Somehow I got E-Coli in my Lymphatic system causing a few lymph nodes to swell up. One in my armpit swelled to the size of a golf ball and eventually had to be lanced. Besides hurting like hell, it has to have packing put in it daily to prevent the outside from healing first and trapping the infection inside.

Doesn't seem like a big deal but until it heals, I can't ride. It's already been two weeks and it's probably going to be another week or two


----------



## Numbtoyou (Apr 3, 2011)

That sucks man. I had hodgkins disease ( form of lymphatic cancer) for 2 years. It can be painful when those things swell.

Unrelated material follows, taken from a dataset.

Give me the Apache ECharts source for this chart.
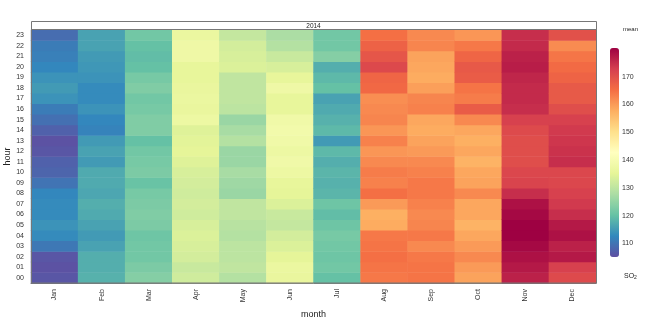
<!DOCTYPE html>
<html>
<head>
<meta charset="utf-8">
<script src="https://cdn.jsdelivr.net/npm/echarts@6/dist/echarts.min.js"></script>
<style>
  html, body { margin: 0; padding: 0; background: #fff; }
  #chart { width: 645px; height: 324px; }
</style>
</head>
<body>
<div id="chart"></div>
<script>
// Mean SO2 by hour of day (00..23) for each month of 2014
const months = ['Jan', 'Feb', 'Mar', 'Apr', 'May', 'Jun', 'Jul', 'Aug', 'Sep', 'Oct', 'Nov', 'Dec'];
const hours = ['00', '01', '02', '03', '04', '05', '06', '07', '08', '09', '10', '11',
               '12', '13', '14', '15', '16', '17', '18', '19', '20', '21', '22', '23'];

const jan = [106, 105.5, 106, 110.5, 113, 114, 113, 113, 112.5, 110, 108, 107.5,
             106, 105.5, 107.5, 109.5, 111, 114, 115, 114, 112.5, 111.5, 111, 109];
const feb = [118, 117.5, 117.5, 116, 115, 116, 117, 117.5, 116.5, 117, 117, 115,
             116, 115, 112, 112.5, 114, 113, 113, 114, 114.5, 115, 116, 116];
const mar = [123.5, 122.5, 121.5, 121.5, 121, 122.5, 123, 122.5, 122, 120.5, 122.5, 122,
             121.5, 120, 123, 123, 122, 121.5, 123, 122, 120, 119.5, 120, 121.5];
const apr = [132.3, 131.3, 132.8, 133.3, 133.8, 133.3, 132.3, 132.8, 132.3, 132.8, 133.3, 134.3,
             135.3, 134.8, 134.3, 137.3, 136.3, 136.8, 136.3, 135.8, 135.8, 137.8, 137.8, 136.8];
const may = [128.8, 130.3, 129.8, 129.8, 128.8, 129.3, 130.3, 130.3, 125.8, 126.3, 127.3, 125.8,
             125.8, 128.8, 127.3, 125.8, 129.8, 130.3, 130.3, 130.3, 133.8, 133.3, 132.8, 130.8];
const jun = [136.3, 136.8, 135.3, 133.8, 132.8, 130.8, 131.3, 133.8, 135.3, 135.8, 137.3, 138.3,
             137.3, 138.3, 138.8, 138.3, 135.8, 135.8, 137.8, 135.8, 133.3, 131.3, 128.8, 127.8];
const jul = [120, 121.5, 121, 121.5, 122, 121, 119.5, 121, 118.5, 118, 118.5, 117.5,
             119, 115, 119, 118, 117, 116, 120, 119, 117.5, 123.5, 121.5, 121.5];
const aug = [164, 164.5, 165, 164.5, 164, 158, 157.5, 160, 165, 163, 163.5, 162,
             160.5, 163, 160.5, 162.5, 162, 161.5, 166, 166.5, 171, 169, 167, 165];
const sep = [164.5, 164.5, 164, 162, 164, 162.5, 162, 163, 164, 164, 163, 162,
             160, 159, 158, 158.5, 163, 162.5, 159.5, 158, 158.5, 159, 162.5, 162];
const oct = [159, 160, 162, 160, 158.5, 157, 158.5, 158.5, 162, 159, 158.5, 157,
             158.5, 157.5, 158.5, 162, 168, 163.5, 164.5, 168, 168.5, 166.5, 164, 160.5];
const nov = [176.3, 177.3, 178.3, 179.3, 180.3, 180.3, 179.3, 178.3, 174.8, 171.8, 171.3, 170.3,
             170.3, 170.3, 170.8, 172.3, 174.8, 175.3, 175.3, 175.8, 176.8, 176.3, 175.3, 174.8];
const dec = [170.8, 172.3, 177.3, 176.3, 178.3, 177.3, 174.8, 173.3, 172.3, 171.3, 171.3, 174.8,
             174.3, 173.8, 173.3, 172.3, 170.3, 168.3, 168.3, 166.8, 165.8, 164.3, 161.8, 169.8];

const monthlyMeans = [jan, feb, mar, apr, may, jun, jul, aug, sep, oct, nov, dec];

// Colour key
const keyTicks = [110, 120, 130, 140, 150, 160, 170];
const keyMin = 105.1;
const keyMax = 180.3;
const spectral = ['#5E4FA2', '#3288BD', '#66C2A5', '#ABDDA4', '#E6F598', '#FFFFBF',
                  '#FEE08B', '#FDAE61', '#F46D43', '#D53E4F', '#9E0142'];

const cells = [];
monthlyMeans.forEach((col, m) => col.forEach((v, h) => cells.push([m, h, v])));

const everyOtherMonth = (i) => i % 2 === 1;
const everyFifthHour = (i) => i % 5 === 4;

const axisGrey = '#777';
const labelGrey = '#333';

const chart = echarts.init(document.getElementById('chart'), null, { renderer: 'canvas' });
chart.setOption({
  animation: false,
  textStyle: { fontFamily: 'Liberation Sans, Arial, sans-serif' },
  grid: [
    { left: 31, top: 30, width: 565, height: 253, outerBoundsMode: 'none', containLabel: false },
    { left: 610, top: 48, width: 9, height: 209, outerBoundsMode: 'none', containLabel: false }
  ],
  xAxis: [
    {
      gridIndex: 0, type: 'category', data: months, position: 'bottom',
      name: 'month', nameLocation: 'middle', nameGap: 27, nameMoveOverlap: false,
      nameTextStyle: { fontSize: 9, color: '#222' },
      axisLine: { show: true, lineStyle: { color: axisGrey } },
      axisTick: { alignWithLabel: true, interval: everyOtherMonth, length: 3, lineStyle: { color: axisGrey } },
      axisLabel: { interval: 0, rotate: 90, fontSize: 7, color: labelGrey, margin: 6 },
      splitLine: { show: false }
    },
    {
      gridIndex: 0, type: 'category', data: months, position: 'top', offset: 9,
      axisLine: { show: false },
      axisTick: { alignWithLabel: true, interval: everyOtherMonth, length: 3, lineStyle: { color: axisGrey } },
      axisLabel: { show: false },
      splitLine: { show: false }
    },
    { gridIndex: 1, type: 'value', show: false }
  ],
  yAxis: [
    {
      gridIndex: 0, type: 'category', data: hours,
      name: 'hour', nameLocation: 'middle', nameGap: 19, nameRotate: 90, nameMoveOverlap: false,
      nameTextStyle: { fontSize: 9, color: '#222' },
      axisLine: { show: true, lineStyle: { color: axisGrey } },
      axisTick: { alignWithLabel: true, interval: everyFifthHour, length: 3, lineStyle: { color: axisGrey } },
      axisLabel: { interval: 0, fontSize: 7, color: labelGrey, margin: 7 },
      splitLine: { show: false }
    },
    {
      gridIndex: 0, type: 'category', data: hours, position: 'right',
      axisLine: { show: true, lineStyle: { color: axisGrey } },
      axisTick: { alignWithLabel: true, interval: everyFifthHour, length: 3, lineStyle: { color: axisGrey } },
      axisLabel: { show: false },
      splitLine: { show: false }
    },
    {
      gridIndex: 1, type: 'value', position: 'right', min: keyMin, max: keyMax,
      axisLine: { show: false },
      axisTick: { show: true, customValues: keyTicks, length: 2, lineStyle: { color: axisGrey } },
      axisLabel: { customValues: keyTicks, fontSize: 7, color: labelGrey, margin: 3 },
      splitLine: { show: false }
    }
  ],
  visualMap: {
    type: 'continuous', min: keyMin, max: keyMax, seriesIndex: 0,
    calculable: false, hoverLink: false, orient: 'vertical',
    left: 610, top: 48, padding: 0, itemWidth: 9, itemHeight: 209,
    inRange: { color: spectral }
  },
  graphic: [
    {
      type: 'rect', z: 100, silent: true,
      shape: { x: 31.5, y: 21.5, width: 565, height: 8 },
      style: { fill: '#fff', stroke: axisGrey, lineWidth: 1 }
    },
    {
      type: 'text', z: 101, silent: true, x: 313.5, y: 25.8,
      style: { text: '2014', fontSize: 6.5, fill: '#222', align: 'center', verticalAlign: 'middle',
               fontFamily: 'Liberation Sans, Arial, sans-serif' }
    },
    {
      type: 'rect', z: 100, silent: true,
      shape: { x: 31.5, y: 29.5, width: 565, height: 253.5 },
      style: { fill: 'none', stroke: axisGrey, lineWidth: 1 }
    },
    {
      type: 'text', z: 101, silent: true, x: 623, y: 29,
      style: { text: 'mean', fontSize: 6, fill: '#222', verticalAlign: 'middle',
               fontFamily: 'Liberation Sans, Arial, sans-serif' }
    },
    {
      type: 'text', z: 101, silent: true, x: 624, y: 276,
      style: {
        text: 'SO{sub|2}', fontSize: 7, fill: '#222', verticalAlign: 'middle',
        fontFamily: 'Liberation Sans, Arial, sans-serif',
        rich: { sub: { fontSize: 5, padding: [4, 0, 0, 0], fill: '#222' } }
      }
    }
  ],
  series: [{
    type: 'heatmap', xAxisIndex: 0, yAxisIndex: 0, data: cells,
    itemStyle: { borderWidth: 0 },
    emphasis: { disabled: true }
  }]
});
</script>
</body>
</html>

Good luck!


----------



## mtnbiker72 (Jan 22, 2007)

Well thankfully it has not been diagnosed as cancer, but it hurts like hell and it looks like I got at least another week of daily dressings.


----------



## jeffscott (May 10, 2006)

ouch I know how much infected glands can hurt.


----------



## nuggets (Jul 7, 2008)

Living with lymphedema and I know how dibilitating the swelling can be.


----------



## beanbag (Nov 20, 2005)

How did you get e coli?


----------



## mtnbiker72 (Jan 22, 2007)

beanbag said:


> How did you get e coli?


Update, not sure where the e. coli result came from. Infection actually was in my sweat glands and when a second flare up started a couple weeks ago I had it cultured again and it came back with a strong staph infection. I think either the swab was bad the first time or the lab screwed up...either way it would have been nice to know earlier. This is the second major Staph infection I've had in the past year so I am now on some serious anti-biotics and am washing with a strong anti-bacterial soap (not Dial or any deodorant soap, this is hospital strength crap). I'm on the mend, but I am now approaching this with aggressive treatment to keep this from happening again.


----------



## terrasmak (Jun 14, 2011)

Certain deodorants actually cause me to get swollen lymph nodes in my arm pits. Change brand, and also try spray vs bar.


----------



## mtnbiker72 (Jan 22, 2007)

terrasmak said:


> Certain deodorants actually cause me to get swollen lymph nodes in my arm pits. Change brand, and also try spray vs bar.


I have used about the mildest deodorant on earth for the last 20 years...and I don't shave my pits either so those two possibilities are out the window.


----------